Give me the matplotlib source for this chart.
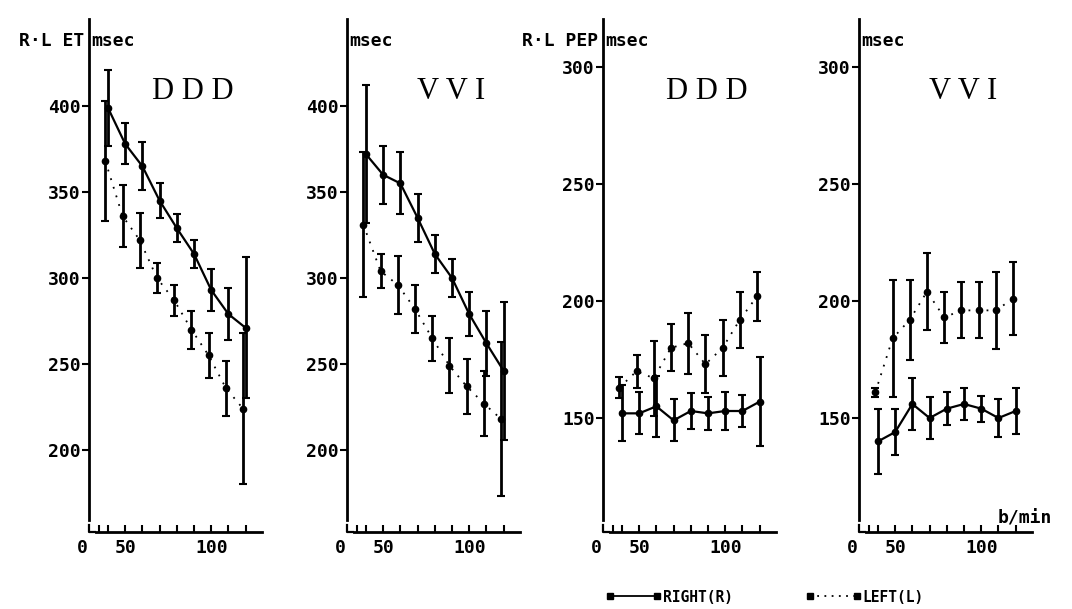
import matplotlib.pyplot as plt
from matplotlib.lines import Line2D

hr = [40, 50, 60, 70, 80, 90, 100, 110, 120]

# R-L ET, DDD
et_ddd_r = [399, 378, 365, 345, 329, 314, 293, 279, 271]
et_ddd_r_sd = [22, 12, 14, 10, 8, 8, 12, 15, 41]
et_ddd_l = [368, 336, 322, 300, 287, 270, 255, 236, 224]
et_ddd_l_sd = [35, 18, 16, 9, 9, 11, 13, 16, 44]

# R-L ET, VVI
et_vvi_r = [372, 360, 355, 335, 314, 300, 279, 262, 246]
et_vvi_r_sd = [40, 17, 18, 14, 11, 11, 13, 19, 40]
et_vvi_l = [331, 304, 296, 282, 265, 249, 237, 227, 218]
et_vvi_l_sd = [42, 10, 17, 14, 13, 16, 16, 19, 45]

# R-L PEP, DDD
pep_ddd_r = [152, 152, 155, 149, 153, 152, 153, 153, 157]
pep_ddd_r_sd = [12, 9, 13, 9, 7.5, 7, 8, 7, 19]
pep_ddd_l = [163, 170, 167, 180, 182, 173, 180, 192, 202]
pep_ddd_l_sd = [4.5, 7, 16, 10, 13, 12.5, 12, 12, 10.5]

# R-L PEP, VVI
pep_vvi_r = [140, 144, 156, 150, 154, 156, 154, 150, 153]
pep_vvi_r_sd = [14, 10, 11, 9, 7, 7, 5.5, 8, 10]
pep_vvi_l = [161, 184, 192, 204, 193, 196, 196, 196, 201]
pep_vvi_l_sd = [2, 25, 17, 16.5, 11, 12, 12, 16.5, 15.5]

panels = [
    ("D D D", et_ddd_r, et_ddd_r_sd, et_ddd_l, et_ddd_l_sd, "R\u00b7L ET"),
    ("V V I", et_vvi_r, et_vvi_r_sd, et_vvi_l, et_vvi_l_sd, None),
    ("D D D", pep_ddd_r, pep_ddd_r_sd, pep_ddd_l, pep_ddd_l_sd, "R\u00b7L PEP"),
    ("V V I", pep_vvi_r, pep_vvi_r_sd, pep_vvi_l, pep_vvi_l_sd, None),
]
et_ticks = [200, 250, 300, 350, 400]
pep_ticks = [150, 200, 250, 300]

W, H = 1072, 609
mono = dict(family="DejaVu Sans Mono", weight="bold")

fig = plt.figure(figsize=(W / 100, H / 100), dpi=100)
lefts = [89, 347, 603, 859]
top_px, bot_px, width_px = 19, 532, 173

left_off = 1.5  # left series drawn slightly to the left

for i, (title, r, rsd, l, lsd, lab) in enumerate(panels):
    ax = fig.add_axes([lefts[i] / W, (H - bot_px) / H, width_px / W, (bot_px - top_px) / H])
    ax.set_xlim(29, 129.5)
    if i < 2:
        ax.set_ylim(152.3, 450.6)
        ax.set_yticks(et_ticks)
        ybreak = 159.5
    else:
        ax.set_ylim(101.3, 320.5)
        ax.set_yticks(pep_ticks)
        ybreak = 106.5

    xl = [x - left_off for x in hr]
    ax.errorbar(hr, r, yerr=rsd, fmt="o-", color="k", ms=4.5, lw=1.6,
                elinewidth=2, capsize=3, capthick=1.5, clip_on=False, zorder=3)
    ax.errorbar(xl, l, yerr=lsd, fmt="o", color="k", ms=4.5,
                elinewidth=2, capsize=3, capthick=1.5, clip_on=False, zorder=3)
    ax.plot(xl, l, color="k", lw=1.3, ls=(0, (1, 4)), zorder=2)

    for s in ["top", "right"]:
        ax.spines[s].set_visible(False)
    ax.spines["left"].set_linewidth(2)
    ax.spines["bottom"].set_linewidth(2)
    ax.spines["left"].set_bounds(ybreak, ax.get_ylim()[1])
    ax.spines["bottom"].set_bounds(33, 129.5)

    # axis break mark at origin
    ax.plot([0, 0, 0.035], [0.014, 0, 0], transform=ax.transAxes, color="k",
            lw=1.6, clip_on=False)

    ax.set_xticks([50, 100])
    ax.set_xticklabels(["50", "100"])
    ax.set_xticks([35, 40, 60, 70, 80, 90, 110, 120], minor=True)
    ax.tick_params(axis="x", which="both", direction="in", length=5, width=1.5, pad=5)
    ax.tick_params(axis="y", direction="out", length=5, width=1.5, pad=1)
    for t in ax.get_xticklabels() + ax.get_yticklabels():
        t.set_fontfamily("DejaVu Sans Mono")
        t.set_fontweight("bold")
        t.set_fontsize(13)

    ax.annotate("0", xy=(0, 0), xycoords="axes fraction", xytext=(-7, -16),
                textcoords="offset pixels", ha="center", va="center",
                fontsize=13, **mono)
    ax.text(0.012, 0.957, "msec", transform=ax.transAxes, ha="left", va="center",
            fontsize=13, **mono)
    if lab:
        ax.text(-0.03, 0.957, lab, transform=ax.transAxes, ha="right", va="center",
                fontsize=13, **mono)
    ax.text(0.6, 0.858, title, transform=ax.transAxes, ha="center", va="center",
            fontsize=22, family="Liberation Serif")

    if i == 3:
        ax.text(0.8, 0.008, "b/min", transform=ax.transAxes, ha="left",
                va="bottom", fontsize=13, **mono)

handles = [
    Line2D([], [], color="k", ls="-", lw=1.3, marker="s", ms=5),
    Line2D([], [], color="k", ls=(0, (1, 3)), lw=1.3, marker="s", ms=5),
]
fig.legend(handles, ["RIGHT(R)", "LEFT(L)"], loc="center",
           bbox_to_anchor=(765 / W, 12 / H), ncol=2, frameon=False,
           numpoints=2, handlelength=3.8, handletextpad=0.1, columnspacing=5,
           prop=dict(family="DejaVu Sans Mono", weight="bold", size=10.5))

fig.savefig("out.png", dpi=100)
++++++++
(SHORT PROBLEM) Give an exact copy of the material, leaving out every picture.

(ANSWER TO THIS TASK)
Give me the matplotlib source for this chart.
import matplotlib.pyplot as plt
from matplotlib.lines import Line2D

hr = [40, 50, 60, 70, 80, 90, 100, 110, 120]

# R-L ET, DDD
et_ddd_r = [399, 378, 365, 345, 329, 314, 293, 279, 271]
et_ddd_r_sd = [22, 12, 14, 10, 8, 8, 12, 15, 41]
et_ddd_l = [368, 336, 322, 300, 287, 270, 255, 236, 224]
et_ddd_l_sd = [35, 18, 16, 9, 9, 11, 13, 16, 44]

# R-L ET, VVI
et_vvi_r = [372, 360, 355, 335, 314, 300, 279, 262, 246]
et_vvi_r_sd = [40, 17, 18, 14, 11, 11, 13, 19, 40]
et_vvi_l = [331, 304, 296, 282, 265, 249, 237, 227, 218]
et_vvi_l_sd = [42, 10, 17, 14, 13, 16, 16, 19, 45]

# R-L PEP, DDD
pep_ddd_r = [152, 152, 155, 149, 153, 152, 153, 153, 157]
pep_ddd_r_sd = [12, 9, 13, 9, 7.5, 7, 8, 7, 19]
pep_ddd_l = [163, 170, 167, 180, 182, 173, 180, 192, 202]
pep_ddd_l_sd = [4.5, 7, 16, 10, 13, 12.5, 12, 12, 10.5]

# R-L PEP, VVI
pep_vvi_r = [140, 144, 156, 150, 154, 156, 154, 150, 153]
pep_vvi_r_sd = [14, 10, 11, 9, 7, 7, 5.5, 8, 10]
pep_vvi_l = [161, 184, 192, 204, 193, 196, 196, 196, 201]
pep_vvi_l_sd = [2, 25, 17, 16.5, 11, 12, 12, 16.5, 15.5]

panels = [
    ("D D D", et_ddd_r, et_ddd_r_sd, et_ddd_l, et_ddd_l_sd, "R\u00b7L ET"),
    ("V V I", et_vvi_r, et_vvi_r_sd, et_vvi_l, et_vvi_l_sd, None),
    ("D D D", pep_ddd_r, pep_ddd_r_sd, pep_ddd_l, pep_ddd_l_sd, "R\u00b7L PEP"),
    ("V V I", pep_vvi_r, pep_vvi_r_sd, pep_vvi_l, pep_vvi_l_sd, None),
]
et_ticks = [200, 250, 300, 350, 400]
pep_ticks = [150, 200, 250, 300]

W, H = 1072, 609
mono = dict(family="DejaVu Sans Mono", weight="bold")

fig = plt.figure(figsize=(W / 100, H / 100), dpi=100)
lefts = [89, 347, 603, 859]
top_px, bot_px, width_px = 19, 532, 173

left_off = 1.5  # left series drawn slightly to the left

for i, (title, r, rsd, l, lsd, lab) in enumerate(panels):
    ax = fig.add_axes([lefts[i] / W, (H - bot_px) / H, width_px / W, (bot_px - top_px) / H])
    ax.set_xlim(29, 129.5)
    if i < 2:
        ax.set_ylim(152.3, 450.6)
        ax.set_yticks(et_ticks)
        ybreak = 159.5
    else:
        ax.set_ylim(101.3, 320.5)
        ax.set_yticks(pep_ticks)
        ybreak = 106.5

    xl = [x - left_off for x in hr]
    ax.errorbar(hr, r, yerr=rsd, fmt="o-", color="k", ms=4.5, lw=1.6,
                elinewidth=2, capsize=3, capthick=1.5, clip_on=False, zorder=3)
    ax.errorbar(xl, l, yerr=lsd, fmt="o", color="k", ms=4.5,
                elinewidth=2, capsize=3, capthick=1.5, clip_on=False, zorder=3)
    ax.plot(xl, l, color="k", lw=1.3, ls=(0, (1, 4)), zorder=2)

    for s in ["top", "right"]:
        ax.spines[s].set_visible(False)
    ax.spines["left"].set_linewidth(2)
    ax.spines["bottom"].set_linewidth(2)
    ax.spines["left"].set_bounds(ybreak, ax.get_ylim()[1])
    ax.spines["bottom"].set_bounds(33, 129.5)

    # axis break mark at origin
    ax.plot([0, 0, 0.035], [0.014, 0, 0], transform=ax.transAxes, color="k",
            lw=1.6, clip_on=False)

    ax.set_xticks([50, 100])
    ax.set_xticklabels(["50", "100"])
    ax.set_xticks([35, 40, 60, 70, 80, 90, 110, 120], minor=True)
    ax.tick_params(axis="x", which="both", direction="in", length=5, width=1.5, pad=5)
    ax.tick_params(axis="y", direction="out", length=5, width=1.5, pad=1)
    for t in ax.get_xticklabels() + ax.get_yticklabels():
        t.set_fontfamily("DejaVu Sans Mono")
        t.set_fontweight("bold")
        t.set_fontsize(13)

    ax.annotate("0", xy=(0, 0), xycoords="axes fraction", xytext=(-7, -16),
                textcoords="offset pixels", ha="center", va="center",
                fontsize=13, **mono)
    ax.text(0.012, 0.957, "msec", transform=ax.transAxes, ha="left", va="center",
            fontsize=13, **mono)
    if lab:
        ax.text(-0.03, 0.957, lab, transform=ax.transAxes, ha="right", va="center",
                fontsize=13, **mono)
    ax.text(0.6, 0.858, title, transform=ax.transAxes, ha="center", va="center",
            fontsize=22, family="Liberation Serif")

    if i == 3:
        ax.text(0.8, 0.008, "b/min", transform=ax.transAxes, ha="left",
                va="bottom", fontsize=13, **mono)

handles = [
    Line2D([], [], color="k", ls="-", lw=1.3, marker="s", ms=5),
    Line2D([], [], color="k", ls=(0, (1, 3)), lw=1.3, marker="s", ms=5),
]
fig.legend(handles, ["RIGHT(R)", "LEFT(L)"], loc="center",
           bbox_to_anchor=(765 / W, 12 / H), ncol=2, frameon=False,
           numpoints=2, handlelength=3.8, handletextpad=0.1, columnspacing=5,
           prop=dict(family="DejaVu Sans Mono", weight="bold", size=10.5))

fig.savefig("out.png", dpi=100)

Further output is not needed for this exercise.